* _Given request_: Repeat the material below word for word and leave out all pictures.

* _Dataset extract_:
******
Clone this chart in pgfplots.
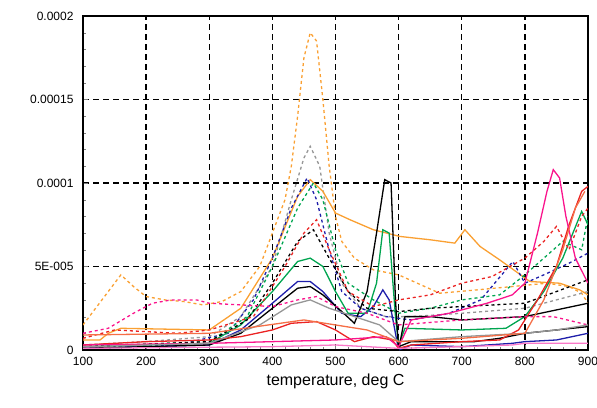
\documentclass[border=0pt]{standalone}
\usepackage{pgfplots}
\pgfplotsset{compat=1.18}
\usepackage{fontspec}
\setmainfont{Liberation Sans}

\definecolor{corange}{RGB}{250,160,50}
\definecolor{cblue}{RGB}{30,30,170}
\definecolor{cgreen}{RGB}{0,165,80}
\definecolor{cred}{RGB}{235,35,35}
\definecolor{cmag}{RGB}{250,20,140}
\definecolor{cpink}{RGB}{250,120,200}
\definecolor{cgray}{RGB}{150,150,150}
\definecolor{csalmon}{RGB}{245,110,70}

\begin{document}
\begin{tikzpicture}
\begin{axis}[
    scale only axis,
    width=505pt, height=334pt,
    xmin=100, xmax=900, ymin=0, ymax=20,
    xtick={100,200,...,900},
    ytick={0,5,10,15,20},
    yticklabels={0,5E-005,0.0001,0.00015,0.0002},
    minor x tick num=4, minor y tick num=4,
    xtick pos=left, ytick pos=left,
    tick align=inside,
    major tick length=5pt, minor tick length=3pt,
    grid=major,
    grid style={black, line width=1.4pt, dash pattern=on 6pt off 4pt},
    axis line style={line width=1.6pt},
    /pgf/number format/assume math mode=true,
    tick label style={font=\fontsize{12}{14}\selectfont},
    xticklabel style={yshift=-4pt},
    yticklabel style={xshift=-6pt},
    xlabel={temperature, deg C},
    xlabel style={font=\fontsize{16}{18}\selectfont, yshift=-1pt},
    every axis plot/.append style={line width=1.3pt},
]
% orange dashed, big peak
\addplot[corange, dashed] coordinates {(100,1.5) (130,3) (160,4.5) (180,3.8) (200,3.2) (230,3.0) (260,2.9) (290,2.7) (320,2.9) (350,3.5) (380,5) (400,7) (420,9) (430,11) (440,14) (450,17.5) (460,19) (470,18.5) (480,15) (490,11) (500,8) (510,6.5) (530,5.5) (560,4.8) (600,4.5) (665,3.4) (724,3.6) (780,3.8) (835,4.0) (870,3.8) (890,3.4) (900,2.8)};
% gray dashed
\addplot[cgray, dashed] coordinates {(100,0.3) (200,0.5) (300,0.8) (350,2) (400,5) (430,9) (450,11.5) (460,12.2) (475,11) (490,7) (510,4) (540,2.5) (580,2) (620,2) (700,2.2) (800,2.5) (850,3) (900,3.5)};
% orange solid
\addplot[corange] coordinates {(100,0.6) (127,0.6) (140,1.0) (160,1.3) (300,1.2) (350,2.5) (400,5.5) (440,9.2) (460,10.2) (480,9.5) (500,8.2) (523,7.8) (560,7.2) (602,6.8) (650,6.6) (689,6.4) (705,7.2) (729,6.2) (760,5.4) (808,4.1) (855,4.0) (887,3.6) (900,3.3)};
% blue dashed
\addplot[cblue, dashed] coordinates {(100,0.2) (250,0.3) (330,1) (370,3) (400,5.5) (430,8.5) (455,10.3) (470,9) (490,6) (510,3.5) (540,2.5) (580,2) (620,1.8) (680,2.2) (730,3) (781,5.3) (800,4.0) (830,4.5) (870,5.2) (900,5.8)};
% blue solid
\addplot[cblue] coordinates {(100,0.1) (300,0.3) (350,1.2) (400,2.8) (440,4.1) (460,4.1) (480,3.5) (510,2.2) (540,2) (560,2.6) (575,3.6) (585,3.0) (595,1) (600,0) (620,0.3) (700,0.2) (780,0.4) (800,0.5) (850,0.6) (900,1.0)};
% green solid
\addplot[cgreen] coordinates {(100,0.2) (300,0.4) (350,1.5) (400,3.5) (440,5.3) (460,5.5) (480,5) (500,3.5) (520,2.2) (550,2.2) (565,4) (575,7.2) (585,7) (595,2) (600,0.3) (610,1.3) (700,1.2) (770,1.3) (800,2.0) (830,3.5) (860,5.5) (890,8.3) (900,7.5)};
% green dashed
\addplot[cgreen, dashed] coordinates {(100,0.2) (300,0.5) (360,2) (400,5) (440,8.5) (465,10) (480,9) (500,6) (520,4) (560,3) (600,2.2) (650,2.5) (700,3) (760,3.3) (800,4.5) (830,5.5) (860,6.5) (890,6) (900,8)};
% black dashed
\addplot[black, dashed] coordinates {(100,0.2) (300,0.5) (360,1.8) (400,4) (440,6.5) (465,7.2) (490,5.5) (520,3.5) (550,2.5) (600,2.3) (650,2.5) (700,2.6) (750,2.7) (800,2.8) (850,3.5) (900,4.2)};
% black solid, spike near 580
\addplot[black] coordinates {(100,0.1) (300,0.3) (350,1) (400,2.5) (440,3.7) (460,3.8) (480,3.3) (510,2.3) (530,1.6) (550,3.5) (565,7) (578,10.2) (588,10) (595,3) (600,0) (610,2) (650,2) (700,1.8) (750,1.9) (800,2.0) (850,2.4) (900,2.8)};
\addplot[black] coordinates {(600,0.2) (620,0.5) (720,0.5) (760,0.7) (800,1.0) (850,1.2) (900,1.4)};
% red solid
\addplot[cred] coordinates {(100,0.3) (200,0.5) (300,0.6) (350,0.8) (400,1.2) (430,1.6) (470,1.7) (500,1.2) (530,0.5) (560,0.8) (590,0.6) (600,0.1) (620,0.3) (700,0.5) (760,0.6) (790,1.2) (820,3) (850,5) (870,7.5) (890,9.5) (900,9.8)};
% red dashed
\addplot[cred, dashed] coordinates {(100,0.7) (150,1.2) (250,1.0) (300,1.2) (370,2) (420,5) (450,7) (470,7.8) (490,6) (520,3.5) (560,2.6) (600,3) (650,3.3) (700,4) (748,4.4) (800,5.5) (830,6.5) (850,7.4) (870,6) (890,8) (900,8.5)};
% magenta solid
\addplot[cmag] coordinates {(100,0.3) (300,0.4) (400,0.5) (500,0.6) (580,0.8) (600,0.2) (620,1.8) (680,2.2) (740,2.8) (780,3.3) (800,4) (820,7) (835,9.5) (845,10.8) (855,10.3) (865,8) (880,5.5) (900,4.0)};
% magenta dashed
\addplot[cmag, dashed] coordinates {(100,1.0) (140,1.3) (180,2.2) (210,2.8) (240,3.0) (280,3.0) (300,2.8) (350,2.7) (400,2.6) (440,3) (470,3.2) (500,2.6) (550,2.2) (600,1.5) (700,1.8) (800,2.0) (845,2.0) (900,1.5)};
% gray solid
\addplot[cgray] coordinates {(100,0.2) (300,0.4) (380,1.5) (430,2.7) (460,3.0) (490,2.5) (530,2) (570,1.5) (600,0.5) (700,0.8) (800,1.0) (850,1.2) (900,1.5)};
% pink solid
\addplot[cpink] coordinates {(100,0.1) (400,0.2) (500,0.3) (600,0.1) (700,0.2) (780,0.3) (800,0.4) (900,0.4)};
% salmon solid
\addplot[csalmon] coordinates {(100,0.9) (300,1.0) (450,1.8) (550,1.2) (600,0.5) (700,0.7) (800,1.0) (830,3) (860,6) (880,8.5) (895,9.5)};
\end{axis}
\pgfresetboundingbox
\path[use as bounding box] (-83pt,-57pt) rectangle (514pt,350pt);
\end{tikzpicture}
\end{document}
******
* _Correct answer_:
Clone this chart in pgfplots.
\documentclass[border=0pt]{standalone}
\usepackage{pgfplots}
\pgfplotsset{compat=1.18}
\usepackage{fontspec}
\setmainfont{Liberation Sans}

\definecolor{corange}{RGB}{250,160,50}
\definecolor{cblue}{RGB}{30,30,170}
\definecolor{cgreen}{RGB}{0,165,80}
\definecolor{cred}{RGB}{235,35,35}
\definecolor{cmag}{RGB}{250,20,140}
\definecolor{cpink}{RGB}{250,120,200}
\definecolor{cgray}{RGB}{150,150,150}
\definecolor{csalmon}{RGB}{245,110,70}

\begin{document}
\begin{tikzpicture}
\begin{axis}[
    scale only axis,
    width=505pt, height=334pt,
    xmin=100, xmax=900, ymin=0, ymax=20,
    xtick={100,200,...,900},
    ytick={0,5,10,15,20},
    yticklabels={0,5E-005,0.0001,0.00015,0.0002},
    minor x tick num=4, minor y tick num=4,
    xtick pos=left, ytick pos=left,
    tick align=inside,
    major tick length=5pt, minor tick length=3pt,
    grid=major,
    grid style={black, line width=1.4pt, dash pattern=on 6pt off 4pt},
    axis line style={line width=1.6pt},
    /pgf/number format/assume math mode=true,
    tick label style={font=\fontsize{12}{14}\selectfont},
    xticklabel style={yshift=-4pt},
    yticklabel style={xshift=-6pt},
    xlabel={temperature, deg C},
    xlabel style={font=\fontsize{16}{18}\selectfont, yshift=-1pt},
    every axis plot/.append style={line width=1.3pt},
]
% orange dashed, big peak
\addplot[corange, dashed] coordinates {(100,1.5) (130,3) (160,4.5) (180,3.8) (200,3.2) (230,3.0) (260,2.9) (290,2.7) (320,2.9) (350,3.5) (380,5) (400,7) (420,9) (430,11) (440,14) (450,17.5) (460,19) (470,18.5) (480,15) (490,11) (500,8) (510,6.5) (530,5.5) (560,4.8) (600,4.5) (665,3.4) (724,3.6) (780,3.8) (835,4.0) (870,3.8) (890,3.4) (900,2.8)};
% gray dashed
\addplot[cgray, dashed] coordinates {(100,0.3) (200,0.5) (300,0.8) (350,2) (400,5) (430,9) (450,11.5) (460,12.2) (475,11) (490,7) (510,4) (540,2.5) (580,2) (620,2) (700,2.2) (800,2.5) (850,3) (900,3.5)};
% orange solid
\addplot[corange] coordinates {(100,0.6) (127,0.6) (140,1.0) (160,1.3) (300,1.2) (350,2.5) (400,5.5) (440,9.2) (460,10.2) (480,9.5) (500,8.2) (523,7.8) (560,7.2) (602,6.8) (650,6.6) (689,6.4) (705,7.2) (729,6.2) (760,5.4) (808,4.1) (855,4.0) (887,3.6) (900,3.3)};
% blue dashed
\addplot[cblue, dashed] coordinates {(100,0.2) (250,0.3) (330,1) (370,3) (400,5.5) (430,8.5) (455,10.3) (470,9) (490,6) (510,3.5) (540,2.5) (580,2) (620,1.8) (680,2.2) (730,3) (781,5.3) (800,4.0) (830,4.5) (870,5.2) (900,5.8)};
% blue solid
\addplot[cblue] coordinates {(100,0.1) (300,0.3) (350,1.2) (400,2.8) (440,4.1) (460,4.1) (480,3.5) (510,2.2) (540,2) (560,2.6) (575,3.6) (585,3.0) (595,1) (600,0) (620,0.3) (700,0.2) (780,0.4) (800,0.5) (850,0.6) (900,1.0)};
% green solid
\addplot[cgreen] coordinates {(100,0.2) (300,0.4) (350,1.5) (400,3.5) (440,5.3) (460,5.5) (480,5) (500,3.5) (520,2.2) (550,2.2) (565,4) (575,7.2) (585,7) (595,2) (600,0.3) (610,1.3) (700,1.2) (770,1.3) (800,2.0) (830,3.5) (860,5.5) (890,8.3) (900,7.5)};
% green dashed
\addplot[cgreen, dashed] coordinates {(100,0.2) (300,0.5) (360,2) (400,5) (440,8.5) (465,10) (480,9) (500,6) (520,4) (560,3) (600,2.2) (650,2.5) (700,3) (760,3.3) (800,4.5) (830,5.5) (860,6.5) (890,6) (900,8)};
% black dashed
\addplot[black, dashed] coordinates {(100,0.2) (300,0.5) (360,1.8) (400,4) (440,6.5) (465,7.2) (490,5.5) (520,3.5) (550,2.5) (600,2.3) (650,2.5) (700,2.6) (750,2.7) (800,2.8) (850,3.5) (900,4.2)};
% black solid, spike near 580
\addplot[black] coordinates {(100,0.1) (300,0.3) (350,1) (400,2.5) (440,3.7) (460,3.8) (480,3.3) (510,2.3) (530,1.6) (550,3.5) (565,7) (578,10.2) (588,10) (595,3) (600,0) (610,2) (650,2) (700,1.8) (750,1.9) (800,2.0) (850,2.4) (900,2.8)};
\addplot[black] coordinates {(600,0.2) (620,0.5) (720,0.5) (760,0.7) (800,1.0) (850,1.2) (900,1.4)};
% red solid
\addplot[cred] coordinates {(100,0.3) (200,0.5) (300,0.6) (350,0.8) (400,1.2) (430,1.6) (470,1.7) (500,1.2) (530,0.5) (560,0.8) (590,0.6) (600,0.1) (620,0.3) (700,0.5) (760,0.6) (790,1.2) (820,3) (850,5) (870,7.5) (890,9.5) (900,9.8)};
% red dashed
\addplot[cred, dashed] coordinates {(100,0.7) (150,1.2) (250,1.0) (300,1.2) (370,2) (420,5) (450,7) (470,7.8) (490,6) (520,3.5) (560,2.6) (600,3) (650,3.3) (700,4) (748,4.4) (800,5.5) (830,6.5) (850,7.4) (870,6) (890,8) (900,8.5)};
% magenta solid
\addplot[cmag] coordinates {(100,0.3) (300,0.4) (400,0.5) (500,0.6) (580,0.8) (600,0.2) (620,1.8) (680,2.2) (740,2.8) (780,3.3) (800,4) (820,7) (835,9.5) (845,10.8) (855,10.3) (865,8) (880,5.5) (900,4.0)};
% magenta dashed
\addplot[cmag, dashed] coordinates {(100,1.0) (140,1.3) (180,2.2) (210,2.8) (240,3.0) (280,3.0) (300,2.8) (350,2.7) (400,2.6) (440,3) (470,3.2) (500,2.6) (550,2.2) (600,1.5) (700,1.8) (800,2.0) (845,2.0) (900,1.5)};
% gray solid
\addplot[cgray] coordinates {(100,0.2) (300,0.4) (380,1.5) (430,2.7) (460,3.0) (490,2.5) (530,2) (570,1.5) (600,0.5) (700,0.8) (800,1.0) (850,1.2) (900,1.5)};
% pink solid
\addplot[cpink] coordinates {(100,0.1) (400,0.2) (500,0.3) (600,0.1) (700,0.2) (780,0.3) (800,0.4) (900,0.4)};
% salmon solid
\addplot[csalmon] coordinates {(100,0.9) (300,1.0) (450,1.8) (550,1.2) (600,0.5) (700,0.7) (800,1.0) (830,3) (860,6) (880,8.5) (895,9.5)};
\end{axis}
\pgfresetboundingbox
\path[use as bounding box] (-83pt,-57pt) rectangle (514pt,350pt);
\end{tikzpicture}
\end{document}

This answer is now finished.